Так Зощенко был отрезан от трехмиллионного города, в котором он родился и вырос, от предавших его друзей, от будущего и прошлого, предъявленного ему как обвинительное заключение.

«В журнал “Звезда” я этого рассказа не давал. И в журнале он был напечатан без моего ведома. Несомненно, по некоторой неопытности редактора, – писал он Сталину. – Однако в этом моем рассказе никакого подтекста нет. И нет никакого эзоповского языка. Это потешная картинка для ребят без малейшего моего злого умысла. И я даю в этом честное слово. А если бы я хотел сатирически изобразить какую-либо сценку нашего быта, то я мог бы это сделать более тонко и остроумно. И уж во всяком случае, не воспользовался бы таким устаревшим методом, который был опорочен еще в девятнадцатом столетии.
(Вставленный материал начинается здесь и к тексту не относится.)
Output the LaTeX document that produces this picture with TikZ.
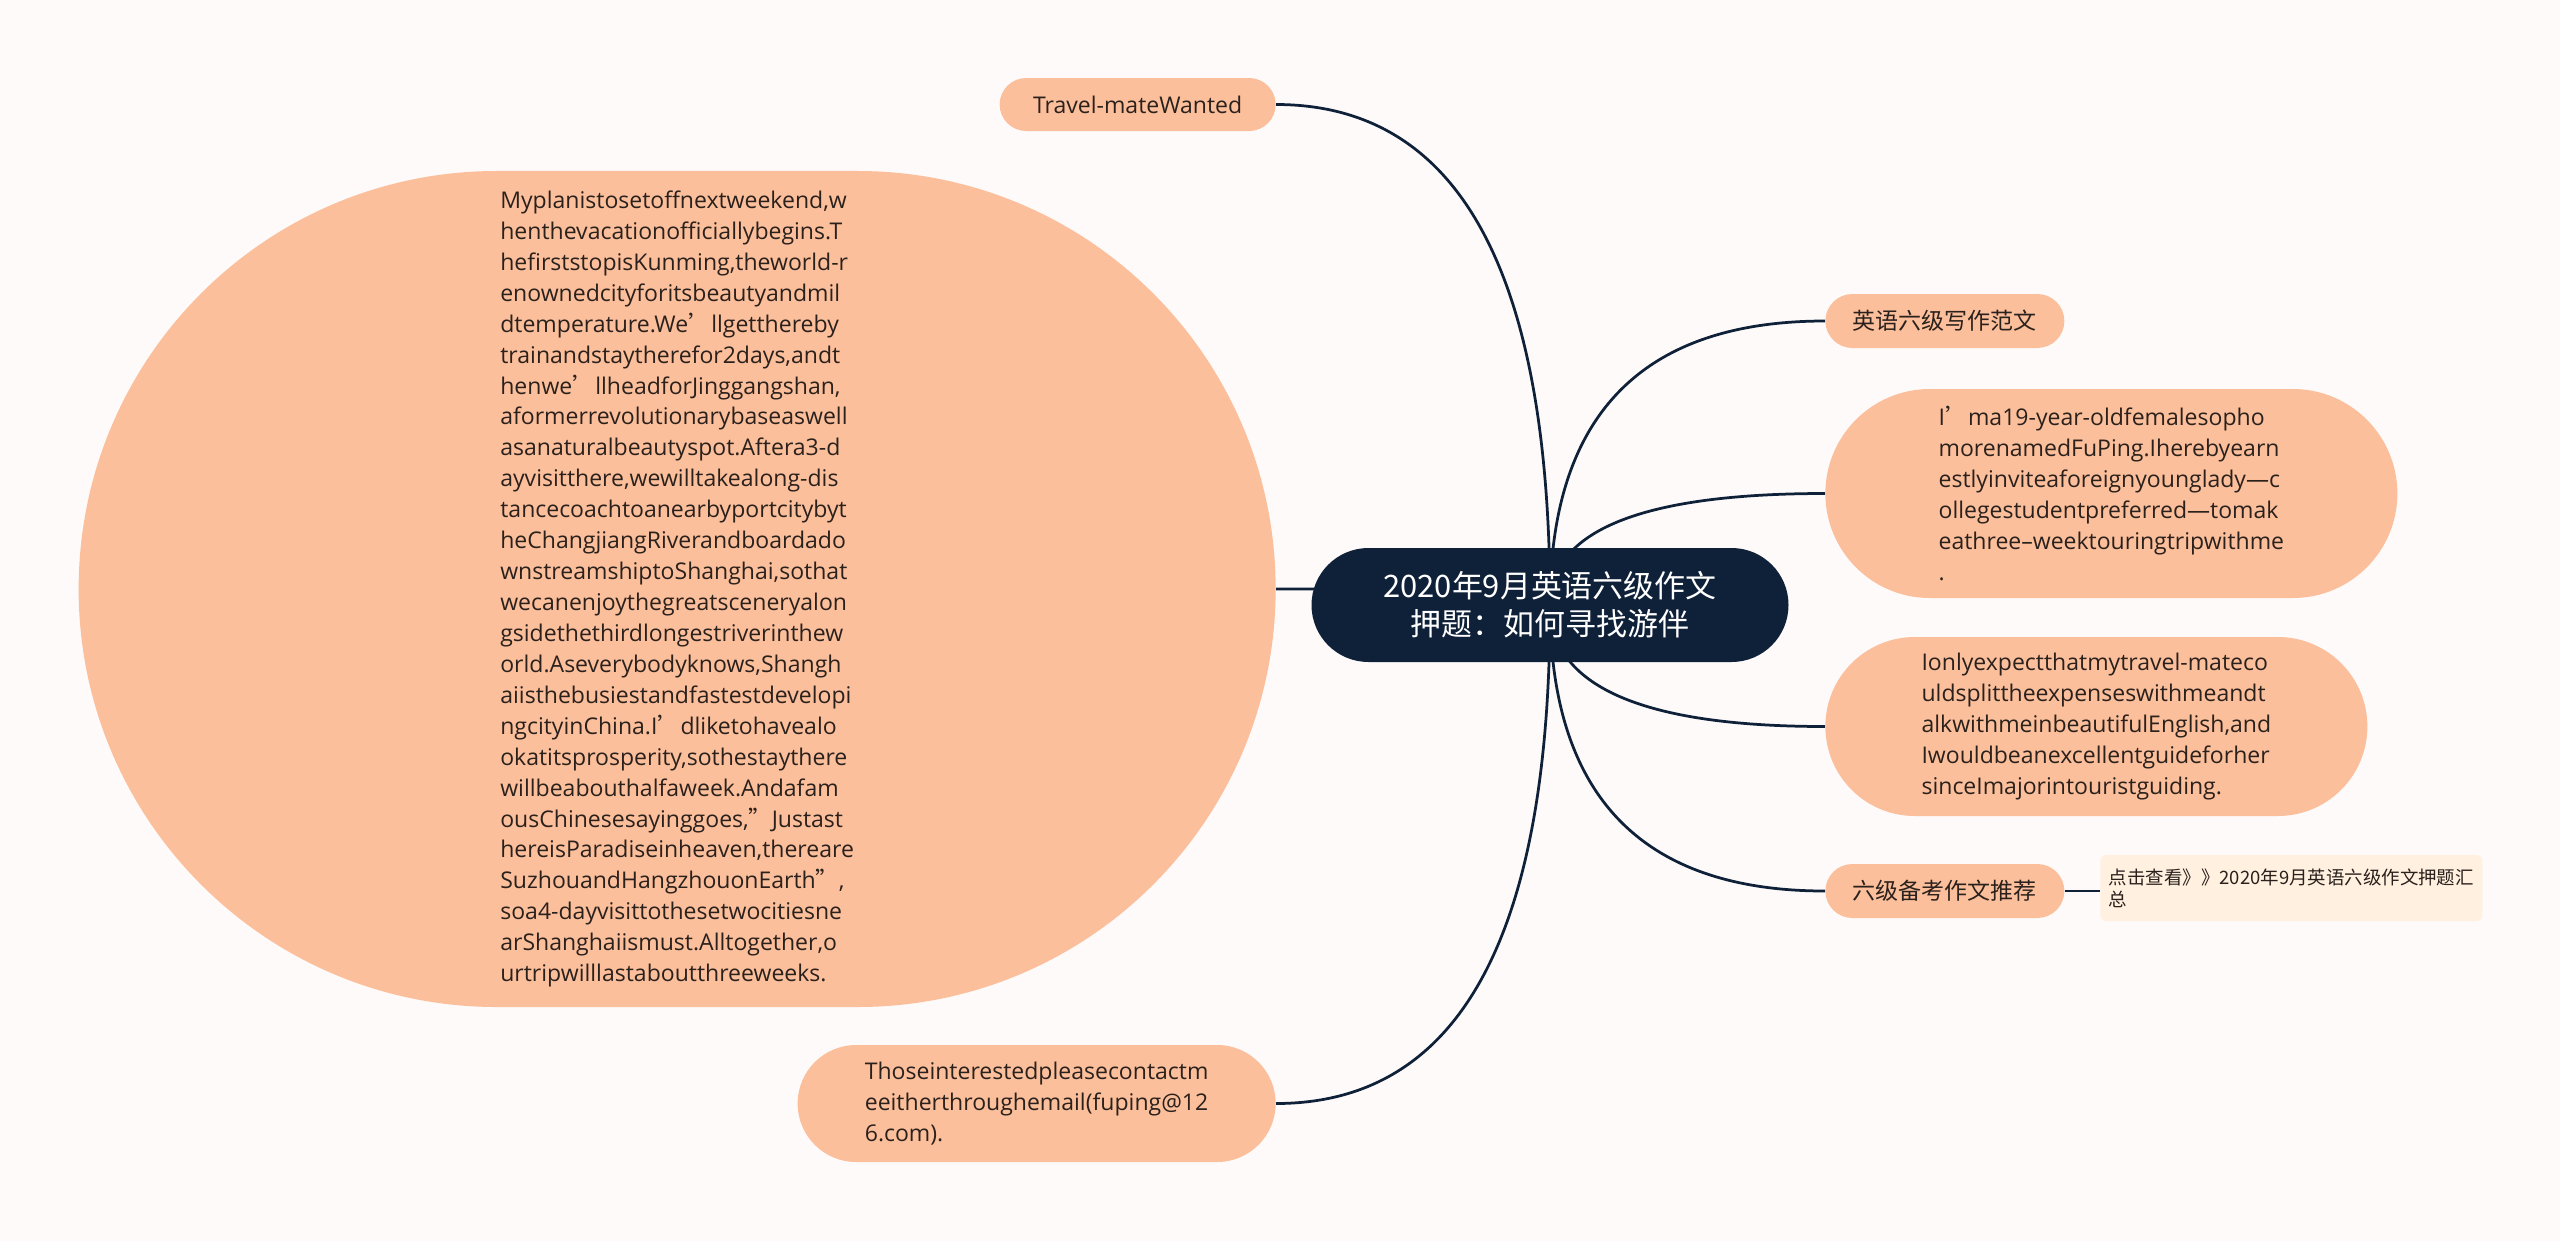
\documentclass[tikz,border=0pt]{standalone}
\usepackage{fontspec}
\setmainfont{Open Sans}
\newfontfamily\cjk{Noto Sans CJK SC}
\usetikzlibrary{shapes.misc, calc, backgrounds}
\definecolor{paper}{HTML}{FDFAF9}
\definecolor{peach}{HTML}{FCBF9C}
\definecolor{navy}{HTML}{0F2039}
\definecolor{ink}{HTML}{2B211C}
\definecolor{cream}{HTML}{FFF0E0}
\newcommand{\apo}{{\cjk ’}}
\newcommand{\cq}{{\cjk ”}}

\begin{document}
\begin{tikzpicture}[x=0.2mm, y=-0.2mm,
    every node/.style={font=\fontsize{13.1}{17.6}\selectfont, text=ink},
    leaf/.style={rounded rectangle, fill=peach, inner sep=0pt, align=left},
    link/.style={draw=navy, line width=0.55mm},
    branch/.style={to path={.. controls ($(\tikztostart)!0.667!(\tikztostart |- \tikztotarget)$)
        and ($(\tikztotarget)!0.667!(\tikztostart |- \tikztotarget)$) .. (\tikztotarget)}}]
  % root topic
  \node[rounded rectangle, fill=navy, text=white, inner sep=0pt, align=center,
        minimum width=95.4mm, minimum height=22.8mm,
        font=\cjk\fontsize{17.6}{21.6}\selectfont] (ROOT) at (1550,605)
        {2020年9月英语六级作文\\押题：如何寻找游伴};
  % left branches
  \node[leaf, minimum width=55.2mm, minimum height=10.6mm, anchor=east] (TM) at (1276,104.5)
        {Travel-mateWanted};
  \node[leaf, minimum width=239.4mm, minimum height=167.2mm, anchor=east] (PLAN) at (1276,589)
        {Myplanistosetoffnextweekend,w\\
         henthevacationofficiallybegins.T\\
         hefirststopisKunming,theworld-r\\
         enownedcityforitsbeautyandmil\\
         dtemperature.We\apo llgetthereby\\
         trainandstaytherefor2days,andt\\
         henwe\apo llheadforJinggangshan,\\
         aformerrevolutionarybaseaswell\\
         asanaturalbeautyspot.Aftera3-d\\
         ayvisitthere,wewilltakealong-dis\\
         tancecoachtoanearbyportcitybyt\\
         heChangjiangRiverandboardado\\
         wnstreamshiptoShanghai,sothat\\
         wecanenjoythegreatsceneryalon\\
         gsidethethirdlongestriverinthew\\
         orld.Aseverybodyknows,Shangh\\
         aiisthebusiestandfastestdevelopi\\
         ngcityinChina.I\apo dliketohavealo\\
         okatitsprosperity,sothestaythere\\
         willbeabouthalfaweek.Andafam\\
         ousChinesesayinggoes,\cq Justast\\
         hereisParadiseinheaven,thereare\\
         SuzhouandHangzhouonEarth\cq ,\\
         soa4-dayvisittothesetwocitiesne\\
         arShanghaiismust.Alltogether,o\\
         urtripwilllastaboutthreeweeks.};
  \node[leaf, minimum width=95.6mm, minimum height=23.4mm, anchor=east] (CONTACT) at (1276,1103.5)
        {Thoseinterestedpleasecontactm\\
         eeitherthroughemail(fuping@12\\
         6.com).};
  % right branches
  \node[leaf, minimum width=47.8mm, minimum height=10.8mm, anchor=west,
        font=\cjk\fontsize{13.1}{17.6}\selectfont] (FANWEN) at (1825,321) {英语六级写作范文};
  \node[leaf, minimum width=114.4mm, minimum height=41.8mm, anchor=west] (INTRO) at (1825,493.5)
        {I\apo ma19-year-oldfemalesopho\\
         morenamedFuPing.Iherebyearn\\
         estlyinviteaforeignyounglady—c\\
         ollegestudentpreferred—tomak\\
         eathree–weektouringtripwithme\\
         .};
  \node[leaf, minimum width=108.4mm, minimum height=35.8mm, anchor=west] (EXPECT) at (1825,726.5)
        {Ionlyexpectthatmytravel-mateco\\
         uldsplittheexpenseswithmeandt\\
         alkwithmeinbeautifulEnglish,and\\
         Iwouldbeanexcellentguideforher\\
         sinceImajorintouristguiding.};
  \node[leaf, minimum width=47.8mm, minimum height=10.8mm, anchor=west,
        font=\cjk\fontsize{13.1}{17.6}\selectfont] (BEIKAO) at (1825,891) {六级备考作文推荐};
  \node[fill=cream, rounded corners=1.2mm, inner xsep=1.6mm, align=left, anchor=west,
        minimum width=76.4mm, minimum height=13.2mm,
        font=\cjk\fontsize{10.5}{12.6}\selectfont] (LINK) at (2100,888)
        {点击查看》》2020年9月英语六级作文押题汇\\总};
  % connectors behind the nodes
  \begin{scope}[on background layer]
    \fill[paper] (0,0) rectangle (2560,1241);
    \draw[link] (ROOT.center) to[branch] (TM.east);
    \draw[link] (ROOT.center) to[branch] (PLAN.east);
    \draw[link] (ROOT.center) to[branch] (CONTACT.east);
    \draw[link] (ROOT.center) to[branch] (FANWEN.west);
    \draw[link] (ROOT.center) to[branch] (INTRO.west);
    \draw[link] (ROOT.center) to[branch] (EXPECT.west);
    \draw[link] (ROOT.center) to[branch] (BEIKAO.west);
    \draw[link] (BEIKAO.east) -- (BEIKAO.east -| LINK.west);
  \end{scope}
\end{tikzpicture}
\end{document}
…Прошу мне поверить – я ничего не ищу и не прошу никаких улучшений в моей судьбе. А если и пишу Вам, то с единственной целью несколько облегчить мою боль. Я никогда не был литературным пройдохой, или низким человеком, или человеком, который отдавал свой труд на благо помещиков и банкиров. Это ошибка. Уверяю Вас.

Мих. Зощенко».

Зощенко написал Сталину, но в сравнении с обдуманным лаконизмом Замятина, в сравнении с горячечными, мечущимися строками Булгакова его письмо кажется простым, домашним, скромным. Он ни на кого не жалуется, всю ответственность он берет на себя. Он ни о чем не просит. Он пишет: «Даю Вам честное слово». Но в глубине – слабая, еле заметная надежда, что простые человеческие слова разбудят в Сталине человека. Он пишет не государственному деятелю, не демону с сухонькой ручкой, которому удалось растлить нравственность двухсотмиллионного народа. Не невежде, который на пошлой сказке Горького «Девушка и Смерть» написал: «Эта штука сильнее, чем “Фауст” Гете». Не властителю, соединившему в себе Гитлера и Тамерлана, – а человеку. Ответа нет.

Бедный Миша! Ахматова называла его Мишенькой. Бедный Мишенька, никого никогда не обидевший, всем желавший добра, вспомнивший, что он в детстве обидел сестру, и поехавший к ней через тридцать лет, чтобы хоть чем-нибудь, хоть мусором денег загладить вину.